## RECORDED INFORMATION
+ + + + + + +

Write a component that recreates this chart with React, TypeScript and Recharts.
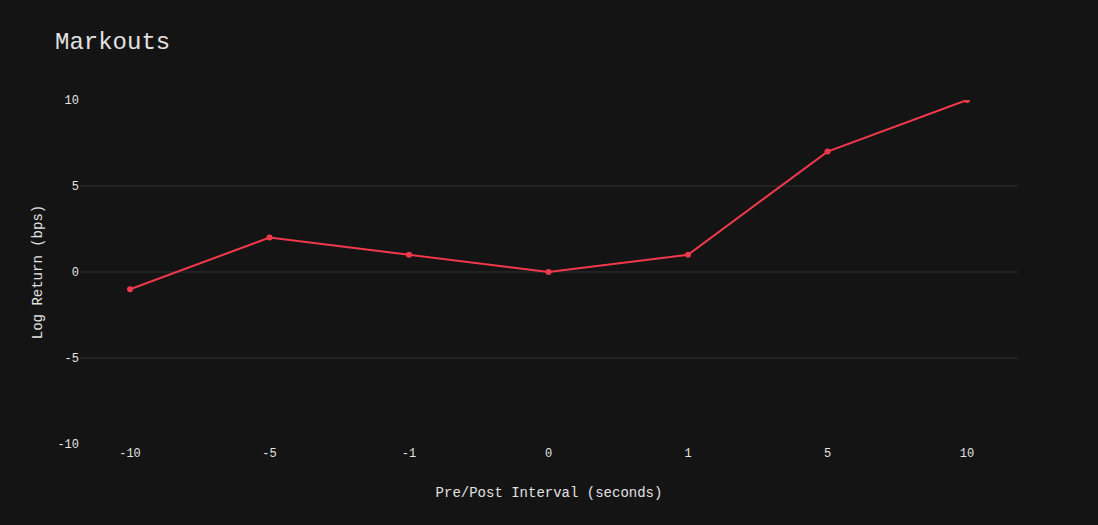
import React from "react"
import { LineChart, Line, XAxis, YAxis, CartesianGrid, Label } from "recharts"

// Markout intervals (seconds) and log return (bps)
const intervals = ["-10", "-5", "-1", "0", "1", "5", "10"]
const logReturns = [-1, 2, 1, 0, 1, 7, 10]
const yTicks = [-10, -5, 0, 5, 10]
const gridValues = [-5, 0, 5]

const data = intervals.map((interval, i) => ({ interval, value: logReturns[i] }))

const MONO = "'Liberation Mono', 'DejaVu Sans Mono', monospace"
const TEXT = "#e2e2e2"

export default function App() {
  return (
    <div
      style={{
        position: "absolute",
        left: 0,
        top: 0,
        width: 1098,
        height: 525,
        background: "#141414",
        fontFamily: MONO,
      }}
    >
      <div
        style={{
          position: "absolute",
          left: 55,
          top: 28,
          fontSize: 24,
          color: TEXT,
          fontFamily: MONO,
          lineHeight: "30px",
        }}
      >
        Markouts
      </div>
      <LineChart
        width={1098}
        height={525}
        data={data}
        margin={{ top: 100, right: 80, bottom: 0, left: 20 }}
      >
        <CartesianGrid
          vertical={false}
          horizontalValues={gridValues}
          stroke="#303030"
          strokeWidth={1}
        />
        <XAxis
          dataKey="interval"
          type="category"
          padding={{ left: 50, right: 51 }}
          axisLine={false}
          tickLine={false}
          tickSize={0}
          tickMargin={4}
          height={81}
          tick={{ fill: TEXT, fontSize: 12, fontFamily: MONO }}
        >
          <Label
            value="Pre/Post Interval (seconds)"
            position="insideBottom"
            offset={28}
            fill={TEXT}
            fontSize={14}
            fontFamily={MONO}
          />
        </XAxis>
        <YAxis
          type="number"
          domain={[-10, 10]}
          ticks={yTicks}
          allowDataOverflow
          axisLine={false}
          tickLine={false}
          tickSize={0}
          tickMargin={1}
          width={60}
          tick={{ fill: TEXT, fontSize: 12, fontFamily: MONO }}
        >
          <Label
            value="Log Return (bps)"
            angle={-90}
            position="insideLeft"
            offset={17}
            fill={TEXT}
            fontSize={14}
            fontFamily={MONO}
            style={{ textAnchor: "middle" }}
          />
        </YAxis>
        <Line
          type="linear"
          dataKey="value"
          stroke="#f2394c"
          strokeWidth={2}
          dot={{ r: 3, fill: "#f2394c", stroke: "#f2394c", strokeWidth: 0 }}
          activeDot={false}
          isAnimationActive={false}
        />
      </LineChart>
    </div>
  )
}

+ + + + + + +

Give back the whole listing as it stands, minus its pictures.

Write a component that recreates this chart with React, TypeScript and Recharts.
import React from "react"
import { LineChart, Line, XAxis, YAxis, CartesianGrid, Label } from "recharts"

// Markout intervals (seconds) and log return (bps)
const intervals = ["-10", "-5", "-1", "0", "1", "5", "10"]
const logReturns = [-1, 2, 1, 0, 1, 7, 10]
const yTicks = [-10, -5, 0, 5, 10]
const gridValues = [-5, 0, 5]

const data = intervals.map((interval, i) => ({ interval, value: logReturns[i] }))

const MONO = "'Liberation Mono', 'DejaVu Sans Mono', monospace"
const TEXT = "#e2e2e2"

export default function App() {
  return (
    <div
      style={{
        position: "absolute",
        left: 0,
        top: 0,
        width: 1098,
        height: 525,
        background: "#141414",
        fontFamily: MONO,
      }}
    >
      <div
        style={{
          position: "absolute",
          left: 55,
          top: 28,
          fontSize: 24,
          color: TEXT,
          fontFamily: MONO,
          lineHeight: "30px",
        }}
      >
        Markouts
      </div>
      <LineChart
        width={1098}
        height={525}
        data={data}
        margin={{ top: 100, right: 80, bottom: 0, left: 20 }}
      >
        <CartesianGrid
          vertical={false}
          horizontalValues={gridValues}
          stroke="#303030"
          strokeWidth={1}
        />
        <XAxis
          dataKey="interval"
          type="category"
          padding={{ left: 50, right: 51 }}
          axisLine={false}
          tickLine={false}
          tickSize={0}
          tickMargin={4}
          height={81}
          tick={{ fill: TEXT, fontSize: 12, fontFamily: MONO }}
        >
          <Label
            value="Pre/Post Interval (seconds)"
            position="insideBottom"
            offset={28}
            fill={TEXT}
            fontSize={14}
            fontFamily={MONO}
          />
        </XAxis>
        <YAxis
          type="number"
          domain={[-10, 10]}
          ticks={yTicks}
          allowDataOverflow
          axisLine={false}
          tickLine={false}
          tickSize={0}
          tickMargin={1}
          width={60}
          tick={{ fill: TEXT, fontSize: 12, fontFamily: MONO }}
        >
          <Label
            value="Log Return (bps)"
            angle={-90}
            position="insideLeft"
            offset={17}
            fill={TEXT}
            fontSize={14}
            fontFamily={MONO}
            style={{ textAnchor: "middle" }}
          />
        </YAxis>
        <Line
          type="linear"
          dataKey="value"
          stroke="#f2394c"
          strokeWidth={2}
          dot={{ r: 3, fill: "#f2394c", stroke: "#f2394c", strokeWidth: 0 }}
          activeDot={false}
          isAnimationActive={false}
        />
      </LineChart>
    </div>
  )
}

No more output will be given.